Lopinot is nestled in the mountains of the northern range of Trinidad, North of Arouca. The village got its name from the French Count who settled there in the 1806 – Charles Joseph Comte Loppinot de la Fresilliere. He was granted 478 acres of land by the King of England and established a cocoa estate, which was then called La Reconnaissance, living there with his family and enslaved Africans who worked the land. It is rumored that his ghost lurks the grounds, a tale passed on from generation to generation.
The estate's house has been restored and transformed into a museum, while the cocoa house still stands close to the river, and his tomb is clearly visible in the cemetery. It is also believed that before the Count's settlement, there used to be a strong Amerindian presence, as seen by the artifacts on display in the museum.

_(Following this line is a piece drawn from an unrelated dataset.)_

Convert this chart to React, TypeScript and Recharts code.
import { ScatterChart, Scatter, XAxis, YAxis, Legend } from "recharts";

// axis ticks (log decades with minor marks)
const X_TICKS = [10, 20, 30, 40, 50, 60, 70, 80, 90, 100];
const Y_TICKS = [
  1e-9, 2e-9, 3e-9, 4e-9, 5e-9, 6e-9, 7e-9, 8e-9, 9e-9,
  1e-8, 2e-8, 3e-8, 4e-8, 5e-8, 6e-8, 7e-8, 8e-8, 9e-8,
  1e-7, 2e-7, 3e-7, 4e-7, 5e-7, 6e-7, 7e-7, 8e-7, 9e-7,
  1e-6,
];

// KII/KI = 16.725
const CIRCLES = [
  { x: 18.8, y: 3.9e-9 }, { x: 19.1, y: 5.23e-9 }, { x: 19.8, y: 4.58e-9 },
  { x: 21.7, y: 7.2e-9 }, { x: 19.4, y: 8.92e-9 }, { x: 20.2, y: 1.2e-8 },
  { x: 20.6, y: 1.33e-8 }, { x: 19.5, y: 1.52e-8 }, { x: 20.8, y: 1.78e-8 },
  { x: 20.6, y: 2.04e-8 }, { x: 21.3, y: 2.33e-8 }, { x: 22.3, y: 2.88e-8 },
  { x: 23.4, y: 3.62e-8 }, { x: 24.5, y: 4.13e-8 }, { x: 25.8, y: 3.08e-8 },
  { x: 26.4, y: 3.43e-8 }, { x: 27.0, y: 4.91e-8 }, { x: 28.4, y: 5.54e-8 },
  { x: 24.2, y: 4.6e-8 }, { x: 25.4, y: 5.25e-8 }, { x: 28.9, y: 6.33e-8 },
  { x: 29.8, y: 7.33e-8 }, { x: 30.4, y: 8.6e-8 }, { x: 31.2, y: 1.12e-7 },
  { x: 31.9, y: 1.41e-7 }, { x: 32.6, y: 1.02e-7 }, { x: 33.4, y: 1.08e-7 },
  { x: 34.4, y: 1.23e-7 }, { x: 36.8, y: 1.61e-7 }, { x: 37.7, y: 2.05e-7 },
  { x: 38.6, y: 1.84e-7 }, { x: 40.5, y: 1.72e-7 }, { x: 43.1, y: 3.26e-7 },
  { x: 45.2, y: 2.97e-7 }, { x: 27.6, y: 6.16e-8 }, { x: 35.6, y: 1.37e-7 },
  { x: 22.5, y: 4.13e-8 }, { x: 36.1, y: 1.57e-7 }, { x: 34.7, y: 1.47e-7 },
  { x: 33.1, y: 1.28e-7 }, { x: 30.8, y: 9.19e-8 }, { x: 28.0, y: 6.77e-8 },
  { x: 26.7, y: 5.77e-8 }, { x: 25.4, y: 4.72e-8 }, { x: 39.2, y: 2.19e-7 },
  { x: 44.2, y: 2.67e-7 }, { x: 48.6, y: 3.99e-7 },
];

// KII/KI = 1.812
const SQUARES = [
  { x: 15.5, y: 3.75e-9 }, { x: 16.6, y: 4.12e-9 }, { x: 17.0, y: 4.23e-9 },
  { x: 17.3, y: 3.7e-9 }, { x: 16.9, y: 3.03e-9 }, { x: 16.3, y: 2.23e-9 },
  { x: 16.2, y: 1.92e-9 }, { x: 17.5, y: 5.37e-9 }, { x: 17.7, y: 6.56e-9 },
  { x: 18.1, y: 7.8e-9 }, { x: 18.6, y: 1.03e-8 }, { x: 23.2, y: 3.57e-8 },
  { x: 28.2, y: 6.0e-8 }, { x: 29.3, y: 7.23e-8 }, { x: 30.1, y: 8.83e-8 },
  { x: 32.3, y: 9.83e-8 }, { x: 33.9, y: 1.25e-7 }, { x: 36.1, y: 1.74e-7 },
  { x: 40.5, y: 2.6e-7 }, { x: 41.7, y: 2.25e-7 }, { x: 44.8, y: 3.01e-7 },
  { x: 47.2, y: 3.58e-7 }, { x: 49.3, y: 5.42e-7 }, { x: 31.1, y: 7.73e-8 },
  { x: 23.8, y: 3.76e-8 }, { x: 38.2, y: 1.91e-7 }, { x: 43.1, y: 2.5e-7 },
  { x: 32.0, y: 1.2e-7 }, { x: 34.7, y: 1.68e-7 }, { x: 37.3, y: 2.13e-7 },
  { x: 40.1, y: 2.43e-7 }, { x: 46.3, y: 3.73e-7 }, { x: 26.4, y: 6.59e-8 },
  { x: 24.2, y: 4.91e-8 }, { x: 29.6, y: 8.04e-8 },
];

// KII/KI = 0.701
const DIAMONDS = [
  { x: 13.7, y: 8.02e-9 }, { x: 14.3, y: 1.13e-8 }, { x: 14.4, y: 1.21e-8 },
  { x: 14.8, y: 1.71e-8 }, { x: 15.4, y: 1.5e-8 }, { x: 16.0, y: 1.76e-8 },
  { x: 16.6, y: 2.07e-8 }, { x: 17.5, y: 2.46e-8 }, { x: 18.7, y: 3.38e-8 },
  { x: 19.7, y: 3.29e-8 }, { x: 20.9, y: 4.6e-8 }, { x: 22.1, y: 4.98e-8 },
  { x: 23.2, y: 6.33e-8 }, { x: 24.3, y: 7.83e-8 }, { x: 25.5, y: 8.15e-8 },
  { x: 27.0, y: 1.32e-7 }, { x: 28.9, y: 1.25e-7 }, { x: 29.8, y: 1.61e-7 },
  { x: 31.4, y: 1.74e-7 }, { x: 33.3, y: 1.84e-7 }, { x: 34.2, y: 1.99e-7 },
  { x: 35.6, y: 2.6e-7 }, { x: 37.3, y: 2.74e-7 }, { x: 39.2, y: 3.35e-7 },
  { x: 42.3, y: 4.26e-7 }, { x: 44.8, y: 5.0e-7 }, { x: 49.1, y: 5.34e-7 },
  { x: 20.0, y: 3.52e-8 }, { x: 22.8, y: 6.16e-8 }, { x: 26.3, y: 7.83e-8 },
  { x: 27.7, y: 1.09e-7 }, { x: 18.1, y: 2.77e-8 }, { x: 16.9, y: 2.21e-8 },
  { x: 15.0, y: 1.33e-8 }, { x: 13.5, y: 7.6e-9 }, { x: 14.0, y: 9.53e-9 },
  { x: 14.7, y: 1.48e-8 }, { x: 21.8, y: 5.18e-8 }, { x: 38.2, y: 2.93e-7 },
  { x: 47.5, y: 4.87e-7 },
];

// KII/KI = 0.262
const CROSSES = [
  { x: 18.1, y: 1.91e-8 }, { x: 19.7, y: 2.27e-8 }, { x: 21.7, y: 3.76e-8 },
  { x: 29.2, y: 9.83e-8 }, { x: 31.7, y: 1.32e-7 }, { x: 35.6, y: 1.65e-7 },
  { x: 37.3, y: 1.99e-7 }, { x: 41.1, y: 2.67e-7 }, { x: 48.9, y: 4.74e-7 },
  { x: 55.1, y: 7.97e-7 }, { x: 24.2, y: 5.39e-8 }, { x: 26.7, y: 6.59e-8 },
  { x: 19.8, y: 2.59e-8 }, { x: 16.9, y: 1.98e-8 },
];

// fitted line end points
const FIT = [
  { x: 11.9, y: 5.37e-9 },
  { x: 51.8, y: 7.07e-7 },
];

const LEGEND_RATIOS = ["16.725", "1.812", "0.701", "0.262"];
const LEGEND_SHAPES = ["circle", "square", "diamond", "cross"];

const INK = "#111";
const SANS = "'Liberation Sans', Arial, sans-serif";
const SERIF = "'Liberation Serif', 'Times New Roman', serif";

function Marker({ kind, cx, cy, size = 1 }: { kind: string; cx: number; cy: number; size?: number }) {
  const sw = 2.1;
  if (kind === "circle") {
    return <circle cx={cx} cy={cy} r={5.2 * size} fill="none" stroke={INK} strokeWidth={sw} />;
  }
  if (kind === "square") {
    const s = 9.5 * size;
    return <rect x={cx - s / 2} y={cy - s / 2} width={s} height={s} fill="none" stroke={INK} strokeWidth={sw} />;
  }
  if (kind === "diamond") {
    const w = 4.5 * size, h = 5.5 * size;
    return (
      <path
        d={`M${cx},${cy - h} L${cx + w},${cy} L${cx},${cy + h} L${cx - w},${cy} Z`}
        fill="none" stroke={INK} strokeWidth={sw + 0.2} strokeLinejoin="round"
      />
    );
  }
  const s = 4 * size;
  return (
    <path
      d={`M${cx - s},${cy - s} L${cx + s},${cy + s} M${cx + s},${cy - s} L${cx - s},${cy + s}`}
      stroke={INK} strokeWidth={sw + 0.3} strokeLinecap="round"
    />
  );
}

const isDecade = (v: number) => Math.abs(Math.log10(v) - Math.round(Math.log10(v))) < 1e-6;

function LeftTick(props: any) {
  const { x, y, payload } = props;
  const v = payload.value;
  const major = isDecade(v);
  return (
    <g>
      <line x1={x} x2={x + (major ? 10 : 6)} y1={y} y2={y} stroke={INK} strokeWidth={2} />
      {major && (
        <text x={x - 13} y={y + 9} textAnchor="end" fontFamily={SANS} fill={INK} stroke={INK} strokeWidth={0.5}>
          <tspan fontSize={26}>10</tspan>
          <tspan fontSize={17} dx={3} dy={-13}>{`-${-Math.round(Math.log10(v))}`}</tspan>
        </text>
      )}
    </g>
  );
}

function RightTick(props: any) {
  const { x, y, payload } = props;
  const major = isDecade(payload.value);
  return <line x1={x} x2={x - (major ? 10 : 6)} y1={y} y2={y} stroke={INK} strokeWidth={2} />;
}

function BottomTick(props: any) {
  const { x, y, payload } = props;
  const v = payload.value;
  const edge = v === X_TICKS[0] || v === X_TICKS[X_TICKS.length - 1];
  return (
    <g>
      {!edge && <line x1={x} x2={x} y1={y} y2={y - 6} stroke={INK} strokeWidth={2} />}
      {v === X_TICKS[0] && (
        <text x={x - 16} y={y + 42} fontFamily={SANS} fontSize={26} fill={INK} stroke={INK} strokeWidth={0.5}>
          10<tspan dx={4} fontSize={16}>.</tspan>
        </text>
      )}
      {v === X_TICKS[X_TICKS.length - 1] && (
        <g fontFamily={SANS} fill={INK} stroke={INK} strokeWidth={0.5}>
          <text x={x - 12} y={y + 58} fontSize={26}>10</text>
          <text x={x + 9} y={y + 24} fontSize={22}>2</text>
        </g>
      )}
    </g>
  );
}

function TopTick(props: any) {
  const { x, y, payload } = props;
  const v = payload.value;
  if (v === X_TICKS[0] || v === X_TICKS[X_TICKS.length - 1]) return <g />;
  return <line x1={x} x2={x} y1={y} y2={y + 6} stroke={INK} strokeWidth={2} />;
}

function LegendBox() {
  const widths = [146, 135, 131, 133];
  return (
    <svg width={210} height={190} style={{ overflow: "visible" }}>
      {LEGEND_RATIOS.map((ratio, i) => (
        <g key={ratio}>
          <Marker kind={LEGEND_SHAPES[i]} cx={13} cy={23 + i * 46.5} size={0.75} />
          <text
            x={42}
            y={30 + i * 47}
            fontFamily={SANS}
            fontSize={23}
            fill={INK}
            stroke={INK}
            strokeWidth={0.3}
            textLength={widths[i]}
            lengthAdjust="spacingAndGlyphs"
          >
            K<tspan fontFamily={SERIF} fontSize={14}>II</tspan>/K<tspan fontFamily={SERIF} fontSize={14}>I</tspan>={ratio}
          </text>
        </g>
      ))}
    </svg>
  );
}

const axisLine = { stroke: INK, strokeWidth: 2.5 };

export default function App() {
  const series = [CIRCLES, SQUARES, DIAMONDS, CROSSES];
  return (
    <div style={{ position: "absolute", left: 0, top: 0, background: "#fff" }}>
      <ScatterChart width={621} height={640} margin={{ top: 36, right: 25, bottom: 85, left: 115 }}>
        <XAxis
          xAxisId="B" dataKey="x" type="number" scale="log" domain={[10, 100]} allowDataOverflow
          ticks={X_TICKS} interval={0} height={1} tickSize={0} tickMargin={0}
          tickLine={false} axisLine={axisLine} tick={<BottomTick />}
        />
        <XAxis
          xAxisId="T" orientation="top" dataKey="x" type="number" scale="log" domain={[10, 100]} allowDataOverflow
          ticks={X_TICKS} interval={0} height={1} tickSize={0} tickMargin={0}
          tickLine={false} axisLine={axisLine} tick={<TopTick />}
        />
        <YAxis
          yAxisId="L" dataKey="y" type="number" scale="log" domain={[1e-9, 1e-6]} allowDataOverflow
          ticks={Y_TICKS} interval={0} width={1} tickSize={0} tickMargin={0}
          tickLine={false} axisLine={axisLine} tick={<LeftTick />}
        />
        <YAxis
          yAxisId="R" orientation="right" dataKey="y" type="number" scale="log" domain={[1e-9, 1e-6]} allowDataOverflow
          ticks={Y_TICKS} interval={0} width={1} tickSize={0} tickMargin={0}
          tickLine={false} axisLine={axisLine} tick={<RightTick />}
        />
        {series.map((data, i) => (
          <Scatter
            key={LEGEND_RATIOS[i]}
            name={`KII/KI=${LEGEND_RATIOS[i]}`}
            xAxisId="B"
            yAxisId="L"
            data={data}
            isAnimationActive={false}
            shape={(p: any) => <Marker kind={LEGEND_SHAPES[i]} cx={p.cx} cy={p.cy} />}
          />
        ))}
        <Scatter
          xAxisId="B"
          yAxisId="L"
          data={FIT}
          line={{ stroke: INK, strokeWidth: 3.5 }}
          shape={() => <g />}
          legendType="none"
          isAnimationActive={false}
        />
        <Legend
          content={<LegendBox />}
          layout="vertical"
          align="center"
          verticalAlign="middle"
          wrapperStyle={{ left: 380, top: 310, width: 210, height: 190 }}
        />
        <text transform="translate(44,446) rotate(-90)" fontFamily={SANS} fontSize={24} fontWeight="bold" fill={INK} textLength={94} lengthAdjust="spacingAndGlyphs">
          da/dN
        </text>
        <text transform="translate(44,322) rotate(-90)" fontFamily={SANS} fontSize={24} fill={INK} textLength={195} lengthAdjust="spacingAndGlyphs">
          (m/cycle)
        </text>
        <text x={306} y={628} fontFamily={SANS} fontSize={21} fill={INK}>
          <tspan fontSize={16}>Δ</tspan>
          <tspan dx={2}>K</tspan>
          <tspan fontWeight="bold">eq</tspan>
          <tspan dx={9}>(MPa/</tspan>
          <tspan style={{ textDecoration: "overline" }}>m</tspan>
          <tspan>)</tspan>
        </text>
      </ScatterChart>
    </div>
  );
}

So how did it become synonymous with parang? Caura, a neighbouring village which had a strong Spanish presence, was once a thriving community, but the then governor's decision to build a dam required the village to be evacuated and so they came across the mountain and into Lopinot. For this reason, the Roman Catholic church of Caura named after Saint Veronica was rebuilt and renamed in the newly settled Lopinot village called La Veronica.
Who would have thought that a small rural community, hidden in the hills away from the hustle and bustle of urban centres, would be so culturally and historically rich? Fascinating isn't it?